Records with drawing code
+ + +

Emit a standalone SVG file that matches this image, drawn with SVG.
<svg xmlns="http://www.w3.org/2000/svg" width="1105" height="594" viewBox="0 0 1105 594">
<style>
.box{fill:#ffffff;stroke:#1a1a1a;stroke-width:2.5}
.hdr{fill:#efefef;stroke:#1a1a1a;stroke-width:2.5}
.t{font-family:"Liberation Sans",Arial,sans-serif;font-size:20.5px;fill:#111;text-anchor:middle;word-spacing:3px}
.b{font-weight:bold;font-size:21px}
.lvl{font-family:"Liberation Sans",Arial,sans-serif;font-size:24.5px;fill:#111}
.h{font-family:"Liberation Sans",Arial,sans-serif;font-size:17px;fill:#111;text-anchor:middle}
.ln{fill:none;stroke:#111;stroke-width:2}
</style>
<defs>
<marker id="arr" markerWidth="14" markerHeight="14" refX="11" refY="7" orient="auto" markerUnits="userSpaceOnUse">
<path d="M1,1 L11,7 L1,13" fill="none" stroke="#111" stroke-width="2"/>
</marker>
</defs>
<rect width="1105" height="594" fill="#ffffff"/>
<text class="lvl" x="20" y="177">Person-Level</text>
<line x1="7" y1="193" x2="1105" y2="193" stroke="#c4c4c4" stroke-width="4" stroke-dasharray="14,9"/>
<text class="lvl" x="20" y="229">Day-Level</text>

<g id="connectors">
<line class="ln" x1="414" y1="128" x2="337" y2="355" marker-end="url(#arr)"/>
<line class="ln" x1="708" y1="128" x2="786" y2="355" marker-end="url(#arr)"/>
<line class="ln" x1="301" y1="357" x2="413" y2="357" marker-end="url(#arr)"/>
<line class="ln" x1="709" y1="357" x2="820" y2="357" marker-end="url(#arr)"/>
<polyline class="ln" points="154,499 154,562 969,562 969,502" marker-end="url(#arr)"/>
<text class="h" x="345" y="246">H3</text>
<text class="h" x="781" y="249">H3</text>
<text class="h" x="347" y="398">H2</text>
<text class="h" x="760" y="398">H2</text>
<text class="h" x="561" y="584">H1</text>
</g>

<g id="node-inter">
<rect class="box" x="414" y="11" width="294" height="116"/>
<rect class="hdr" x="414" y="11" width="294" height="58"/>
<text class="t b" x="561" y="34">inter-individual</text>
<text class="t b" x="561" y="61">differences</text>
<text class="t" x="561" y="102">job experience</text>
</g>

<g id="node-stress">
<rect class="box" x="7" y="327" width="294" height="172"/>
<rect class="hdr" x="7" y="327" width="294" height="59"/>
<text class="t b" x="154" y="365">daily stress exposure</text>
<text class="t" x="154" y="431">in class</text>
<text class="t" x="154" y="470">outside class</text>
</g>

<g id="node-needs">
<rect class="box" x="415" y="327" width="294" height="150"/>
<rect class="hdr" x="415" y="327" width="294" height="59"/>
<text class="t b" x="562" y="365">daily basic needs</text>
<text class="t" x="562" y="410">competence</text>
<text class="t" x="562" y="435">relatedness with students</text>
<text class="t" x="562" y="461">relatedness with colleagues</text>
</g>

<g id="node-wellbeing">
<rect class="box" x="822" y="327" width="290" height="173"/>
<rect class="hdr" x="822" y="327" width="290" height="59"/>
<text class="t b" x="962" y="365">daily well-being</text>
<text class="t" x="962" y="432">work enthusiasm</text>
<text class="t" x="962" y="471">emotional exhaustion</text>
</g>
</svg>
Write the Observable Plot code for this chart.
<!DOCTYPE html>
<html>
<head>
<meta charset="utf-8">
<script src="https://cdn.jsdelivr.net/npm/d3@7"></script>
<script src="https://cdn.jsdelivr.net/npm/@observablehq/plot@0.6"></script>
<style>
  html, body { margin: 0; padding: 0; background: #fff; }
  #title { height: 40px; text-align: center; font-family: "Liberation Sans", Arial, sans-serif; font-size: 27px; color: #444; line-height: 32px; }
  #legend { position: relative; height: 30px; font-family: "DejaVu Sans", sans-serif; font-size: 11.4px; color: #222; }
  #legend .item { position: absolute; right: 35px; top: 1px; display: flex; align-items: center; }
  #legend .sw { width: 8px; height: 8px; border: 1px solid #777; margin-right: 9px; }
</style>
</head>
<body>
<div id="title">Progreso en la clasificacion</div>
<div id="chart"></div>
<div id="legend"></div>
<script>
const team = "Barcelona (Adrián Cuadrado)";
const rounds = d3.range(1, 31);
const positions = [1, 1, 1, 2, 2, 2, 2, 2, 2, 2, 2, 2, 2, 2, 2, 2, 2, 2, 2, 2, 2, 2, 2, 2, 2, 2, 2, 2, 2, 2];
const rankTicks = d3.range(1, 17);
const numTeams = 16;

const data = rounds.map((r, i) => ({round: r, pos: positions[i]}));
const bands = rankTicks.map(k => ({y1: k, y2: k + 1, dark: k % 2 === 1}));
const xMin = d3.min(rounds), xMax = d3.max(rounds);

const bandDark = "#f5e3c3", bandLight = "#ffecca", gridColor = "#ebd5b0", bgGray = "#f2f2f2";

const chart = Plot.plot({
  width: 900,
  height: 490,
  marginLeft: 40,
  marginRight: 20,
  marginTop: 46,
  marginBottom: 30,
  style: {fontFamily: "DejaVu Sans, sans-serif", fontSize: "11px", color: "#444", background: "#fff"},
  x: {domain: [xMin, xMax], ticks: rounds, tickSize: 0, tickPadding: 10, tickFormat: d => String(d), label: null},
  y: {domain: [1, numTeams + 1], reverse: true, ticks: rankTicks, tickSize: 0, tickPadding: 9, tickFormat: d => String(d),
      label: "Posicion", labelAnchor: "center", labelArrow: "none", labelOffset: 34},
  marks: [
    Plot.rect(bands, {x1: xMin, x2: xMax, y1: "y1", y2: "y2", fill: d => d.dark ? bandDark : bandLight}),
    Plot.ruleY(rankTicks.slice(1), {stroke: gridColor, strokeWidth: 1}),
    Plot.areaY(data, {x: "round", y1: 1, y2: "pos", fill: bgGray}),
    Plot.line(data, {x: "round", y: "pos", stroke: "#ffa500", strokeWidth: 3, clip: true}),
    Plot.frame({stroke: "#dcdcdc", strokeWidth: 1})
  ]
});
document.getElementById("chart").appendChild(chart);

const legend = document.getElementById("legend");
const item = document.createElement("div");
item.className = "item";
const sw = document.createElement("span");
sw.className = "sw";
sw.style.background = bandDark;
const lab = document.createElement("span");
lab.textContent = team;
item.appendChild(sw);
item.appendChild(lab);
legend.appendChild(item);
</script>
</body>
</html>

+ + +

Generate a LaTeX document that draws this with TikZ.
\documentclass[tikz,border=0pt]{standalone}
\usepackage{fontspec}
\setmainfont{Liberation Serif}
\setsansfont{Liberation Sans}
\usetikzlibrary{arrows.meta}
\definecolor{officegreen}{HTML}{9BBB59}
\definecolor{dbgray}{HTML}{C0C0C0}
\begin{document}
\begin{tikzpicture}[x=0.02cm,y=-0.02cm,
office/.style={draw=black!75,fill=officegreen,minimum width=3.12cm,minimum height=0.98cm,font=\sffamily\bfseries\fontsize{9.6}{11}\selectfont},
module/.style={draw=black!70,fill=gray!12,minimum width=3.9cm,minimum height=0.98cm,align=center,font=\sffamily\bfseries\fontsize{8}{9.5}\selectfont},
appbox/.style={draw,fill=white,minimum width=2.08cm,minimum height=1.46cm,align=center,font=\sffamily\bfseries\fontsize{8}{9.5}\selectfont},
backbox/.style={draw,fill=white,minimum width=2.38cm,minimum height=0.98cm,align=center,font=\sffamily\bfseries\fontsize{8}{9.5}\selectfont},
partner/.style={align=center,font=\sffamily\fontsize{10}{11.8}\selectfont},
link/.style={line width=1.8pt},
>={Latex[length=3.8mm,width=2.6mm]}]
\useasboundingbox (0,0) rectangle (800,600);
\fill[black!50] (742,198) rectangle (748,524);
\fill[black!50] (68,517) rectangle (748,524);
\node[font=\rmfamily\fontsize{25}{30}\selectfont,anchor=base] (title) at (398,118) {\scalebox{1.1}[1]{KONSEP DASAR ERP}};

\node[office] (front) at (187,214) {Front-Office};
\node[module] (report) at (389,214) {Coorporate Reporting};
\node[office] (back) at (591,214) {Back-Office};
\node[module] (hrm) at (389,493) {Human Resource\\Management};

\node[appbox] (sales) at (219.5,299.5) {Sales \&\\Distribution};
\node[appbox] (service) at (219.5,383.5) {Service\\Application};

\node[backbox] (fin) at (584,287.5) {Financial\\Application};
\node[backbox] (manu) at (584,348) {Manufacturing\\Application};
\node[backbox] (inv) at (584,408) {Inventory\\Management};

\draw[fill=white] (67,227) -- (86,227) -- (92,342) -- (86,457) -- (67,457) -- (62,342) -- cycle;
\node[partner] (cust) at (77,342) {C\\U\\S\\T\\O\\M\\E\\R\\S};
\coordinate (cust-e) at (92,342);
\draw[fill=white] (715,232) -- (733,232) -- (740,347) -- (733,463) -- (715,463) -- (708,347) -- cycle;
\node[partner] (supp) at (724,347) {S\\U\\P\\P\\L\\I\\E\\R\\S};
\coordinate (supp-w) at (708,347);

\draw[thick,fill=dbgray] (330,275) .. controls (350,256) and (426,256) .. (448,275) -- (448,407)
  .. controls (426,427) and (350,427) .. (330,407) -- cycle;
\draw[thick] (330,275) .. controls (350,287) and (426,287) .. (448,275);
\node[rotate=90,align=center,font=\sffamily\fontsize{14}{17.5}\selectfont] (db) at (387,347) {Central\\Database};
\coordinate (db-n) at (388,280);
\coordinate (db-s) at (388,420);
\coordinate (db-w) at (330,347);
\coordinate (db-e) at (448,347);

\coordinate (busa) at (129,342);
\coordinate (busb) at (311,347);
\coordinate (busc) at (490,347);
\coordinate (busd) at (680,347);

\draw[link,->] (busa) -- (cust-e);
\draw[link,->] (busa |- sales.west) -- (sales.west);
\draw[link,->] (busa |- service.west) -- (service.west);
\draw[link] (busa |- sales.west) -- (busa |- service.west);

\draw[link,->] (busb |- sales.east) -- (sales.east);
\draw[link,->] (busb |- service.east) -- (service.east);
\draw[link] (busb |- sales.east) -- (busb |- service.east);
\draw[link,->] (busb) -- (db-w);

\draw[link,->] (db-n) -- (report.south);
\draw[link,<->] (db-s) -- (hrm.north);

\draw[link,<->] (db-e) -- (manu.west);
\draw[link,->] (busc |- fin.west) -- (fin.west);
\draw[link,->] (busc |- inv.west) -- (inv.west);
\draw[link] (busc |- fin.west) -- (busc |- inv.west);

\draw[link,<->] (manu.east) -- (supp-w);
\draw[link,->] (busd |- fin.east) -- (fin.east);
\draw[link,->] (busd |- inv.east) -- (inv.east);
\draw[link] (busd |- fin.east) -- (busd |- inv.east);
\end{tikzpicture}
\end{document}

+ + +

▸ Task brief
Scan the material above for the word "standalone". Copy each line where it occurs.

▸ Solution for this task
Emit a standalone SVG file that matches this image, drawn with SVG.
\documentclass[tikz,border=0pt]{standalone}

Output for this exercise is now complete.